The COVID-19 pandemic is not a blanket excuse that frustrates every contract. However, the inability to complete part or all of a contract directly because of the virus itself or because of restrictions imposed by the government will constitute contractual frustration.
Because frustrated contracts present huge risks and the legal options were often not favourable, it became common to include force majeure clauses in commercial contracts. The phrase means ‘overwhelming force,’ and these clauses allow for suspension or termination of contracts when war, insurrection, or natural disaster render their performance impossible. Maritime law has, for centuries, had its own quite detailed legal regime covering frustration and force majeure because of the routine nature of shipwreck.
Undoubtedly, from 2020 on, most commercial contracts will have ‘epidemic clauses’ that explicitly name infectious disease emergencies or include contagious disease in the list of natural and civil disasters in their force majeure clauses.
Whether or not situations arising from the COVID 19 pandemic is a force majeure event justifying suspension or termination of your contract will depend on the specifics of the wording of the force majeure clause in the contract.
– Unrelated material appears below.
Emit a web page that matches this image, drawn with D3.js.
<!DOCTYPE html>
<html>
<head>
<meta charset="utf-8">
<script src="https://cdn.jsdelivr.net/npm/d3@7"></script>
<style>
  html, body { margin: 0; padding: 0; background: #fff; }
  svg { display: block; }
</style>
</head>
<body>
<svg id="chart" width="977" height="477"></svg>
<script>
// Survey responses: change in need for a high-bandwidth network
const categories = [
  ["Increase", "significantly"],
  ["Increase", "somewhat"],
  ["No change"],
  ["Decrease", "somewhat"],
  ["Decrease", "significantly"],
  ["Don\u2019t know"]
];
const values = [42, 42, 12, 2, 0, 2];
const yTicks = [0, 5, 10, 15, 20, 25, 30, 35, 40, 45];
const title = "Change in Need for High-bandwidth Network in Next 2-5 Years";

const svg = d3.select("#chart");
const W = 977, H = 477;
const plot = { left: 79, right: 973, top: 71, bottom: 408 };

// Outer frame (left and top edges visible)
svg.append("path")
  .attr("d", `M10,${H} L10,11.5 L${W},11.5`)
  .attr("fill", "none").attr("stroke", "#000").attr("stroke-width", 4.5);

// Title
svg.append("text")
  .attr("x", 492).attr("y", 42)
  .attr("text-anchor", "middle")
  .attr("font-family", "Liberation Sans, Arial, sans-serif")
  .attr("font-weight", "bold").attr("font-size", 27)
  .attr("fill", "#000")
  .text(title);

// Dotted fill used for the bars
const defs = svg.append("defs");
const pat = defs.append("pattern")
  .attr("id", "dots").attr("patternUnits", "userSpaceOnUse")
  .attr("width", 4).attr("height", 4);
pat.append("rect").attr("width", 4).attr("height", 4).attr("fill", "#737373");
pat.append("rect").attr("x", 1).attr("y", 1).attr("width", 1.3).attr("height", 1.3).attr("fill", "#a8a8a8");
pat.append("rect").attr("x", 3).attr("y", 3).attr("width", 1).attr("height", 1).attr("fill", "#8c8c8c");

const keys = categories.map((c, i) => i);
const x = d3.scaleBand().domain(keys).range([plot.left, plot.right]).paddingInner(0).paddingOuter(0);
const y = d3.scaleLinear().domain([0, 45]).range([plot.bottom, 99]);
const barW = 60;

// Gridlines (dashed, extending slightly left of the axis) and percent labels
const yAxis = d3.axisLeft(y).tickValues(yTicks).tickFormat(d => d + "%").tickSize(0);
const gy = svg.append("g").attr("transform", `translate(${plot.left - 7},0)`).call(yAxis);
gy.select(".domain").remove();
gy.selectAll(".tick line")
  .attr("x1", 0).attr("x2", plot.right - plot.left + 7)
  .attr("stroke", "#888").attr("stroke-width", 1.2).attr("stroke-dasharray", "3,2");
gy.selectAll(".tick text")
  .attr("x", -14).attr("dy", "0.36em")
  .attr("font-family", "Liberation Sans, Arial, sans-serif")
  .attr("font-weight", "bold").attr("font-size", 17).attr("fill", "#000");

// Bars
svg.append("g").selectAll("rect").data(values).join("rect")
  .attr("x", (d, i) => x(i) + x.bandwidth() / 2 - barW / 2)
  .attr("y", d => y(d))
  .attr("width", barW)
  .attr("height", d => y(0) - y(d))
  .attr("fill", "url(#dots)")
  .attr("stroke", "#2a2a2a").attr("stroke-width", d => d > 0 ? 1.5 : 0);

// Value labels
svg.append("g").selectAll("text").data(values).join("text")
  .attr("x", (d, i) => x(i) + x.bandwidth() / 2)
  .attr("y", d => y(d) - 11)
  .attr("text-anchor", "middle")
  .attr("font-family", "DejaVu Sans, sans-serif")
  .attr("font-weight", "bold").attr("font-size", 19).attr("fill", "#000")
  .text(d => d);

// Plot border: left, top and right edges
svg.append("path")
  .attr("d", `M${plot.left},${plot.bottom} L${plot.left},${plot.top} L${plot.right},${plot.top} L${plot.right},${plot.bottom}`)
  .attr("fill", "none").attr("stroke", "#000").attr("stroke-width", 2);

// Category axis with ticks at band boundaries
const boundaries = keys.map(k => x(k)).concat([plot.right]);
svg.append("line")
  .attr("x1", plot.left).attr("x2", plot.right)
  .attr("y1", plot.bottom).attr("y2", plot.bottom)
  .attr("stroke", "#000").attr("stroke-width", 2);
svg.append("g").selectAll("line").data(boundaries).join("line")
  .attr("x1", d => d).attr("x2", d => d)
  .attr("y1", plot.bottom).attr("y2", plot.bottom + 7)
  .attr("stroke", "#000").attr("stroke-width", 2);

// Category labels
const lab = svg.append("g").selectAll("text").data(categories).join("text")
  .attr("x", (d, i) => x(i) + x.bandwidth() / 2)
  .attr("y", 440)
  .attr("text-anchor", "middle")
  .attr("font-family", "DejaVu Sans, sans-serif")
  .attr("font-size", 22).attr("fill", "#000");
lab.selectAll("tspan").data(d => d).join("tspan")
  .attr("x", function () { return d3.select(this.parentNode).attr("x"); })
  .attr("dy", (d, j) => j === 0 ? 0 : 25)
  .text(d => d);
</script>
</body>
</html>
It may be that the oft-used blanket term ‘natural disaster’ will be sufficient in some circumstances to cover infectious disease, but not always. Similarly, the oft-used phrase ‘acts of government’ may cover all the lockdown and border-closure measures directly affecting business during the pandemic. Still, such words will not necessarily cover all the flow-on consequences of the government shutdown. If you do have a force majeure clause, you may need to invoke it by notifying other parties within a stipulated period of, say, 14 days.
Termination of commercial contracts is quite a tricky area of law, and you should approach the situation with great caution. It would be best never to terminate a commercial agreement without comprehensive legal advice, which takes the whole situation into account. In some cases, if you terminate without just cause, a Court may hold you to have repudiated the contract and be liable for damages. Nevertheless, many legal options are available even where a disease pandemic is not explicitly mentioned in an agreement, and there is no force majeure clause.